* **TO DO**
Output the material beneath exactly, leaving nothing out.

* **DATA SHOWN**
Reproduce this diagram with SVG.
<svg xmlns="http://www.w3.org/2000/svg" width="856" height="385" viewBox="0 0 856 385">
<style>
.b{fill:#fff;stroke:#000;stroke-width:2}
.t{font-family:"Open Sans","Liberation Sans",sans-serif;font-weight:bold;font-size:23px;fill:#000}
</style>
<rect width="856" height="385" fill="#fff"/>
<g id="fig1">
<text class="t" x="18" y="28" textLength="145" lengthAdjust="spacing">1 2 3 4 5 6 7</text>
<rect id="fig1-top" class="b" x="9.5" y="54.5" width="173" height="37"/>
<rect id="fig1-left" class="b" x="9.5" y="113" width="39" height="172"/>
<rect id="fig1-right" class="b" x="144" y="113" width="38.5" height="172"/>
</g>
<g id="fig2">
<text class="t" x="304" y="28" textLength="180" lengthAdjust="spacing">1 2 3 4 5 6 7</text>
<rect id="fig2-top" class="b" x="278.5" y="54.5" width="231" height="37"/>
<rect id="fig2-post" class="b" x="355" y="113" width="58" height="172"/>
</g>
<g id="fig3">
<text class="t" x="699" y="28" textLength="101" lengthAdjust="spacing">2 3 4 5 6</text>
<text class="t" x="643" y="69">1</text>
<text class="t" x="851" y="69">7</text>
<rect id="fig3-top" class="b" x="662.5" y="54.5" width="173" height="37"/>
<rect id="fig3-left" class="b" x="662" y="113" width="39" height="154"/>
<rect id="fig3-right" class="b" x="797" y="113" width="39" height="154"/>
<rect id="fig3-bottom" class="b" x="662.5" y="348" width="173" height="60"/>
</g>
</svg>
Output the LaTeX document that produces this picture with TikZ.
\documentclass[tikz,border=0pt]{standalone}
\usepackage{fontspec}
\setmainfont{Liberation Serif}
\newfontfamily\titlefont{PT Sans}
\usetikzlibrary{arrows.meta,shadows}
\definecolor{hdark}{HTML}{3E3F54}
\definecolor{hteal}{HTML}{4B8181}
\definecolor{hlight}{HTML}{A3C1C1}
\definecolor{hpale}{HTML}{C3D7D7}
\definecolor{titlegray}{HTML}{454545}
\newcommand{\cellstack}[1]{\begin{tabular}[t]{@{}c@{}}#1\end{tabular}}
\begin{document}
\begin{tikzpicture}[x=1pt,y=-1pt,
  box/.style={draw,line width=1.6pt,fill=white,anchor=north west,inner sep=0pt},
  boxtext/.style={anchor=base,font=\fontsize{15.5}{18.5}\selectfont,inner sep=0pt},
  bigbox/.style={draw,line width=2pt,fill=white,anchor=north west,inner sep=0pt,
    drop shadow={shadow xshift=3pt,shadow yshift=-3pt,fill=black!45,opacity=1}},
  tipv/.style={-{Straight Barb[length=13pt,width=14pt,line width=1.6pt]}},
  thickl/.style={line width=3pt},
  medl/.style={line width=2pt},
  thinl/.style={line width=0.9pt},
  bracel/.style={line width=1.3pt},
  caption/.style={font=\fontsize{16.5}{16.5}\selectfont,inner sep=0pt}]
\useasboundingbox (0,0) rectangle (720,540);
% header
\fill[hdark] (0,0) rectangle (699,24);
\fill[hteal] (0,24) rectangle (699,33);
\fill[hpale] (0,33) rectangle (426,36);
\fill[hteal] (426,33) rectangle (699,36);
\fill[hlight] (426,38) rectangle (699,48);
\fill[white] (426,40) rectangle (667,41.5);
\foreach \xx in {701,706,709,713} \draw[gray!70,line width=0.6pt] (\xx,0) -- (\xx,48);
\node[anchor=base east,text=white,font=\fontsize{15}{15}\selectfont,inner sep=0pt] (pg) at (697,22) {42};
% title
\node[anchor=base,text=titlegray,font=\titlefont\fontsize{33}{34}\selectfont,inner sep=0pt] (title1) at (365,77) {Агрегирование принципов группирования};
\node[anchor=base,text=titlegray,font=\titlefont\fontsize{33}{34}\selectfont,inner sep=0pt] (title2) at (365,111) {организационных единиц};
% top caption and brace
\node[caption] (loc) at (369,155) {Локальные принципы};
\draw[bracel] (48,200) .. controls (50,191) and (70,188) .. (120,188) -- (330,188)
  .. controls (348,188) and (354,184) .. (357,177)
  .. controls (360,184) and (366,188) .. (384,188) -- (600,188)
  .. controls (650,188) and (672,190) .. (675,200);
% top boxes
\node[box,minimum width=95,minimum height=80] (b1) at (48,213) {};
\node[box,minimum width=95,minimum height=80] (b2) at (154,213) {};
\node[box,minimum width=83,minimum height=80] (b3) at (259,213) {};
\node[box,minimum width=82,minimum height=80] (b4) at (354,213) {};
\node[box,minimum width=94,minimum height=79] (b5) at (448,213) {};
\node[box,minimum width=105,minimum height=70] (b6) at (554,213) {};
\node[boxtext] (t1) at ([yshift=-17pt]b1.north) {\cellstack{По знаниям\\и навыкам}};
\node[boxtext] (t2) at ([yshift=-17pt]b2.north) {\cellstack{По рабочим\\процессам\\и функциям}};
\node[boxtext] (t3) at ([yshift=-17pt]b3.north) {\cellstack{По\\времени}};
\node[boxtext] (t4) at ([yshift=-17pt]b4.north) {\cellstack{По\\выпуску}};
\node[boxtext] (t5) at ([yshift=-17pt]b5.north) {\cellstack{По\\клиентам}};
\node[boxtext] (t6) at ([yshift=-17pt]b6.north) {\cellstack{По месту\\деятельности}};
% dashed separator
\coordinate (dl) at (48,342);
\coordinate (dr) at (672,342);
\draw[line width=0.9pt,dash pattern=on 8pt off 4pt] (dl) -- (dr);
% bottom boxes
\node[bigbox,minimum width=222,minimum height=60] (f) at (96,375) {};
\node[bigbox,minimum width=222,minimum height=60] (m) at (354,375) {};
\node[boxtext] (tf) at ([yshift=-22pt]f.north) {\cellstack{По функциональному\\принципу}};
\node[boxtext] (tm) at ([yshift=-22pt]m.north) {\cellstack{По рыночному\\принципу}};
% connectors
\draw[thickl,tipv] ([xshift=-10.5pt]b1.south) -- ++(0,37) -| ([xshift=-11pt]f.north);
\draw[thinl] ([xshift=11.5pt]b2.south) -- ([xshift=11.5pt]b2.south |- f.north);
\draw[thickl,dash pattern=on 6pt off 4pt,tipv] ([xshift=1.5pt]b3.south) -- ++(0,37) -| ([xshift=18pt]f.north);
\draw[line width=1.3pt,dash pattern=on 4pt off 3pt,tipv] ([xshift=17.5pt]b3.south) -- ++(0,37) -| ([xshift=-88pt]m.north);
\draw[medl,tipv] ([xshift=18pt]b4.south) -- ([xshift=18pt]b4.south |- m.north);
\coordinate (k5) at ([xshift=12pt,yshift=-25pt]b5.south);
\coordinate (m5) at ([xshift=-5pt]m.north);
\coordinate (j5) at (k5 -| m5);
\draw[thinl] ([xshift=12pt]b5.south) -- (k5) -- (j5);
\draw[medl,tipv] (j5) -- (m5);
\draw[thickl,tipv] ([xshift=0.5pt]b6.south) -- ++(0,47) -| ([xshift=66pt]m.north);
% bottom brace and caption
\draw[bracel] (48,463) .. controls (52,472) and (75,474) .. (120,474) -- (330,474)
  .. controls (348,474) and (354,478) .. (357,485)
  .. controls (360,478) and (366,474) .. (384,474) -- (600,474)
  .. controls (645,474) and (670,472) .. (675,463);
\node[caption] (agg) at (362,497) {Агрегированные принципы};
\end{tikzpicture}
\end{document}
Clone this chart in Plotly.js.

* **RESPONSE TO THIS EXERCISE**
Reproduce this diagram with SVG.
<svg xmlns="http://www.w3.org/2000/svg" width="856" height="385" viewBox="0 0 856 385">
<style>
.b{fill:#fff;stroke:#000;stroke-width:2}
.t{font-family:"Open Sans","Liberation Sans",sans-serif;font-weight:bold;font-size:23px;fill:#000}
</style>
<rect width="856" height="385" fill="#fff"/>
<g id="fig1">
<text class="t" x="18" y="28" textLength="145" lengthAdjust="spacing">1 2 3 4 5 6 7</text>
<rect id="fig1-top" class="b" x="9.5" y="54.5" width="173" height="37"/>
<rect id="fig1-left" class="b" x="9.5" y="113" width="39" height="172"/>
<rect id="fig1-right" class="b" x="144" y="113" width="38.5" height="172"/>
</g>
<g id="fig2">
<text class="t" x="304" y="28" textLength="180" lengthAdjust="spacing">1 2 3 4 5 6 7</text>
<rect id="fig2-top" class="b" x="278.5" y="54.5" width="231" height="37"/>
<rect id="fig2-post" class="b" x="355" y="113" width="58" height="172"/>
</g>
<g id="fig3">
<text class="t" x="699" y="28" textLength="101" lengthAdjust="spacing">2 3 4 5 6</text>
<text class="t" x="643" y="69">1</text>
<text class="t" x="851" y="69">7</text>
<rect id="fig3-top" class="b" x="662.5" y="54.5" width="173" height="37"/>
<rect id="fig3-left" class="b" x="662" y="113" width="39" height="154"/>
<rect id="fig3-right" class="b" x="797" y="113" width="39" height="154"/>
<rect id="fig3-bottom" class="b" x="662.5" y="348" width="173" height="60"/>
</g>
</svg>
Output the LaTeX document that produces this picture with TikZ.
\documentclass[tikz,border=0pt]{standalone}
\usepackage{fontspec}
\setmainfont{Liberation Serif}
\newfontfamily\titlefont{PT Sans}
\usetikzlibrary{arrows.meta,shadows}
\definecolor{hdark}{HTML}{3E3F54}
\definecolor{hteal}{HTML}{4B8181}
\definecolor{hlight}{HTML}{A3C1C1}
\definecolor{hpale}{HTML}{C3D7D7}
\definecolor{titlegray}{HTML}{454545}
\newcommand{\cellstack}[1]{\begin{tabular}[t]{@{}c@{}}#1\end{tabular}}
\begin{document}
\begin{tikzpicture}[x=1pt,y=-1pt,
  box/.style={draw,line width=1.6pt,fill=white,anchor=north west,inner sep=0pt},
  boxtext/.style={anchor=base,font=\fontsize{15.5}{18.5}\selectfont,inner sep=0pt},
  bigbox/.style={draw,line width=2pt,fill=white,anchor=north west,inner sep=0pt,
    drop shadow={shadow xshift=3pt,shadow yshift=-3pt,fill=black!45,opacity=1}},
  tipv/.style={-{Straight Barb[length=13pt,width=14pt,line width=1.6pt]}},
  thickl/.style={line width=3pt},
  medl/.style={line width=2pt},
  thinl/.style={line width=0.9pt},
  bracel/.style={line width=1.3pt},
  caption/.style={font=\fontsize{16.5}{16.5}\selectfont,inner sep=0pt}]
\useasboundingbox (0,0) rectangle (720,540);
% header
\fill[hdark] (0,0) rectangle (699,24);
\fill[hteal] (0,24) rectangle (699,33);
\fill[hpale] (0,33) rectangle (426,36);
\fill[hteal] (426,33) rectangle (699,36);
\fill[hlight] (426,38) rectangle (699,48);
\fill[white] (426,40) rectangle (667,41.5);
\foreach \xx in {701,706,709,713} \draw[gray!70,line width=0.6pt] (\xx,0) -- (\xx,48);
\node[anchor=base east,text=white,font=\fontsize{15}{15}\selectfont,inner sep=0pt] (pg) at (697,22) {42};
% title
\node[anchor=base,text=titlegray,font=\titlefont\fontsize{33}{34}\selectfont,inner sep=0pt] (title1) at (365,77) {Агрегирование принципов группирования};
\node[anchor=base,text=titlegray,font=\titlefont\fontsize{33}{34}\selectfont,inner sep=0pt] (title2) at (365,111) {организационных единиц};
% top caption and brace
\node[caption] (loc) at (369,155) {Локальные принципы};
\draw[bracel] (48,200) .. controls (50,191) and (70,188) .. (120,188) -- (330,188)
  .. controls (348,188) and (354,184) .. (357,177)
  .. controls (360,184) and (366,188) .. (384,188) -- (600,188)
  .. controls (650,188) and (672,190) .. (675,200);
% top boxes
\node[box,minimum width=95,minimum height=80] (b1) at (48,213) {};
\node[box,minimum width=95,minimum height=80] (b2) at (154,213) {};
\node[box,minimum width=83,minimum height=80] (b3) at (259,213) {};
\node[box,minimum width=82,minimum height=80] (b4) at (354,213) {};
\node[box,minimum width=94,minimum height=79] (b5) at (448,213) {};
\node[box,minimum width=105,minimum height=70] (b6) at (554,213) {};
\node[boxtext] (t1) at ([yshift=-17pt]b1.north) {\cellstack{По знаниям\\и навыкам}};
\node[boxtext] (t2) at ([yshift=-17pt]b2.north) {\cellstack{По рабочим\\процессам\\и функциям}};
\node[boxtext] (t3) at ([yshift=-17pt]b3.north) {\cellstack{По\\времени}};
\node[boxtext] (t4) at ([yshift=-17pt]b4.north) {\cellstack{По\\выпуску}};
\node[boxtext] (t5) at ([yshift=-17pt]b5.north) {\cellstack{По\\клиентам}};
\node[boxtext] (t6) at ([yshift=-17pt]b6.north) {\cellstack{По месту\\деятельности}};
% dashed separator
\coordinate (dl) at (48,342);
\coordinate (dr) at (672,342);
\draw[line width=0.9pt,dash pattern=on 8pt off 4pt] (dl) -- (dr);
% bottom boxes
\node[bigbox,minimum width=222,minimum height=60] (f) at (96,375) {};
\node[bigbox,minimum width=222,minimum height=60] (m) at (354,375) {};
\node[boxtext] (tf) at ([yshift=-22pt]f.north) {\cellstack{По функциональному\\принципу}};
\node[boxtext] (tm) at ([yshift=-22pt]m.north) {\cellstack{По рыночному\\принципу}};
% connectors
\draw[thickl,tipv] ([xshift=-10.5pt]b1.south) -- ++(0,37) -| ([xshift=-11pt]f.north);
\draw[thinl] ([xshift=11.5pt]b2.south) -- ([xshift=11.5pt]b2.south |- f.north);
\draw[thickl,dash pattern=on 6pt off 4pt,tipv] ([xshift=1.5pt]b3.south) -- ++(0,37) -| ([xshift=18pt]f.north);
\draw[line width=1.3pt,dash pattern=on 4pt off 3pt,tipv] ([xshift=17.5pt]b3.south) -- ++(0,37) -| ([xshift=-88pt]m.north);
\draw[medl,tipv] ([xshift=18pt]b4.south) -- ([xshift=18pt]b4.south |- m.north);
\coordinate (k5) at ([xshift=12pt,yshift=-25pt]b5.south);
\coordinate (m5) at ([xshift=-5pt]m.north);
\coordinate (j5) at (k5 -| m5);
\draw[thinl] ([xshift=12pt]b5.south) -- (k5) -- (j5);
\draw[medl,tipv] (j5) -- (m5);
\draw[thickl,tipv] ([xshift=0.5pt]b6.south) -- ++(0,47) -| ([xshift=66pt]m.north);
% bottom brace and caption
\draw[bracel] (48,463) .. controls (52,472) and (75,474) .. (120,474) -- (330,474)
  .. controls (348,474) and (354,478) .. (357,485)
  .. controls (360,478) and (366,474) .. (384,474) -- (600,474)
  .. controls (645,474) and (670,472) .. (675,463);
\node[caption] (agg) at (362,497) {Агрегированные принципы};
\end{tikzpicture}
\end{document}
Clone this chart in Plotly.js.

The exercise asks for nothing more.